The guidance for this new understanding of “basic commitments” can be found in the enlightened courts and bureaucracy. Political scientists have always had a problem with the messiness of the regime of the Federalist Papers (link no longer available), with its multiplicity of interests and separation of powers. The ensuing legislation is too often a mess of compromises, which can be made “rational” through devices such as non-enforcement, exemptions, mandates, and creative interpretation, as we have recently noted. But Sunstein seeks a more comprehensive solution, a “postcanonical legal universe,” which would feature more “uniformity and coherence” than the current regime permits. Statutory construction would proceed with this goal in mind, of honoring “the New Deal reformation and the rights revolution.” After all, “When a national moral commitment is involved, the case for uniformity is much stronger.” Thus protection of “disadvantaged groups” trumps older understandings of those “basic commitments.” We see the centrality of blacks for this revolutionary interpretation of America. Their past (and ongoing) oppression justifies the regulatory apparatus’s sovereign interpretations.
The privileging of the regulatory state is abundantly clear in the last sentence of the book, which refers to “the diverse but ultimately compatible purposes of constitutional government and regulatory legislation.” There we have it—constitutional government and regulatory legislation set on the same plain.
In his more recent Nudge: Improving Decisions About Health, Wealth, and Happiness (2008).

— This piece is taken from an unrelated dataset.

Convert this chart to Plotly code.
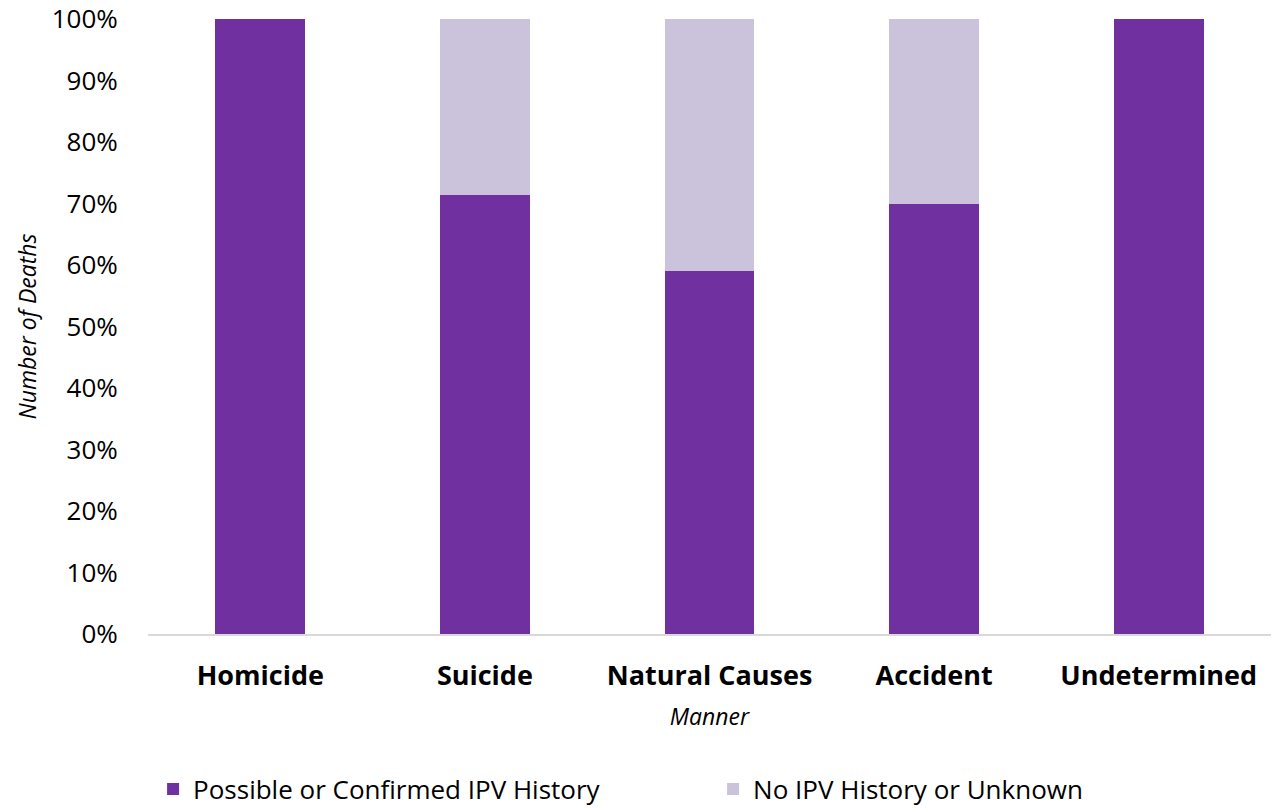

Sunstein and coauthor Richard H. Thaler prescribe how setting a menu of choices can lead to better outcomes and yet preserve freedom. Placing the fruit in a more prominent place in the school cafeteria line, making enrollment in retirement savings plans the automatic default, and offering a range of marriage options are among the choices they open up. Of course some of the choices are those preferred by government or the other institution creating the menu—a “libertarian paternalism” or liberal fascism. An astute mother pointed out that this is the way parents get kids to wear the proper clothing or eat the right foods: Give them the illusion of choice. (See also Andrew Ferguson, “Nudge, Nudge, Wink, Wink,” Weekly Standard April 19, 2010. ) But Americans don’t want the illusion of freedom; they want freedom, and they won’t sell their birthright for a pottage of regulation.